Akin "Ak" Reyes, better known as Ak (born November 10, 1979), is a TV sports broadcaster. He is employed by DAZN, a global live and on-demand sports streaming platform.

Reyes brings a unique, fresh and stylish approach to television whilst interviewing the biggest names in and around boxing, and entertainers, such as Anthony Joshua, Tyson Fury, Charlamagne Tha God, Tweet, 50 Cent, Canelo Álvarez, Deontay Wilder, Brandy Norwood, Sheryl Underwood, Akon, and Michael Buffer, to name a few.

Reyes is the lead host of The DAZN Boxing Show and Da Pull Up, aired on DAZN, with his co-host, Kamal Barak Bess.

Early life 

Reyes is of Puerto Rican and St.
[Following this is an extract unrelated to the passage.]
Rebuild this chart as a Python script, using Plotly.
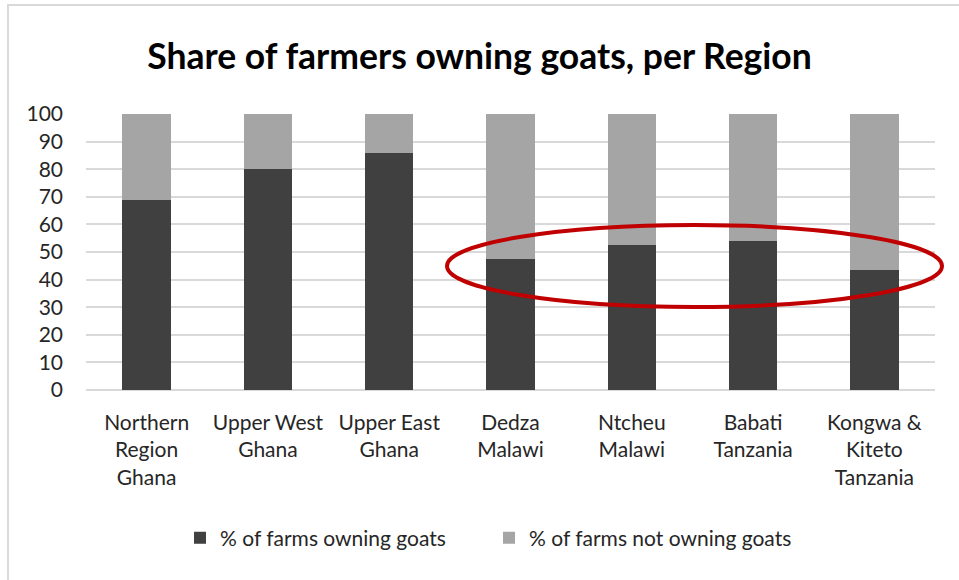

Lucian descent, born and raised in Brooklyn, New York. He currently resides in New Jersey.

Reyes and his brother, Shamir Reyes, were introduced to boxing by their father; Reyes went on to have over 70 amateur fights as Shamir embarked on a professional boxing career, signed under Don King Promotions, which enabled Reyes to learn about the boxing business.

Whilst in his 20s, Reyes worked as a fashion model, an actor, and for the family business.

Personal life 

Reyes is a father of one child. His son, Taj Marley Reyes, is featured in campaigns for Nike, Gap, Zara, Levis, Target, Footlocker, and he walked in the 2020 Nike New York Fashion Week, tribute to the late Kobe Bryant.

Career

2009
Reyes and his friend, Saleem 'Hitchcock' Thomas, hosted a radio show that was dedicated to Hip hop. However, Reyes, an avid fan of boxing, incorporated the sport into the show. The duo interviewed former undisputed welterweight boxing champion Zab Judah, which kickstarted Reyes' career in boxing journalism and broadcasting.

2015
Reyes and co-host, Barak, accepted the opportunity to host a show on SiriusXM called The Hype Men. The duo talked about boxing events, and included topics around pop culture.

2016
Reyes and his co-host were employed to host their own show,  The Sweet Scientists, on Thisis50.com, a website platform owned by rapper, actor, director and producer, Curtis '50 Cent' Jackson.

2018
DAZN "picked up" The Sweet Scientist, with Reyes and his co-host maintaining their position on the show.

2019
Reyes and his co-host brought a new and exciting show to DAZN called Da Pull Up. The duo pranks individuals who use social media platforms to 'troll' boxers. 'Ak and Barak' 'pull up' on the internet troll in a public setting, with the fighter they had disrespected online.

Reyes and Barak currently host their own show, The Ak and Barak Show, on SiriusXM and DAZN.

2020
The Ak and Barak Show is broadcast in more than 200 countries and territories, including the UK, following DAZN's delayed global launch on December 1st.

2021

Reyes was the co-host at two pay-per-view Boxing events, headlined by Ryan Garcia & Luke Campbell in January, and Saúl Canelo Àlvarez & Anvi Yildirim in February.

In April, Reyes announced the end of his contract with SiriusXM; however, his relationship with DAZN continues. DAZN created a new show, The DAZN Boxing Show, and secured 'Ak & Barak' as their lead hosts, bringing DAZN subscribers the latest news, opinions, star interviews, and all things Boxing, 5 days a week.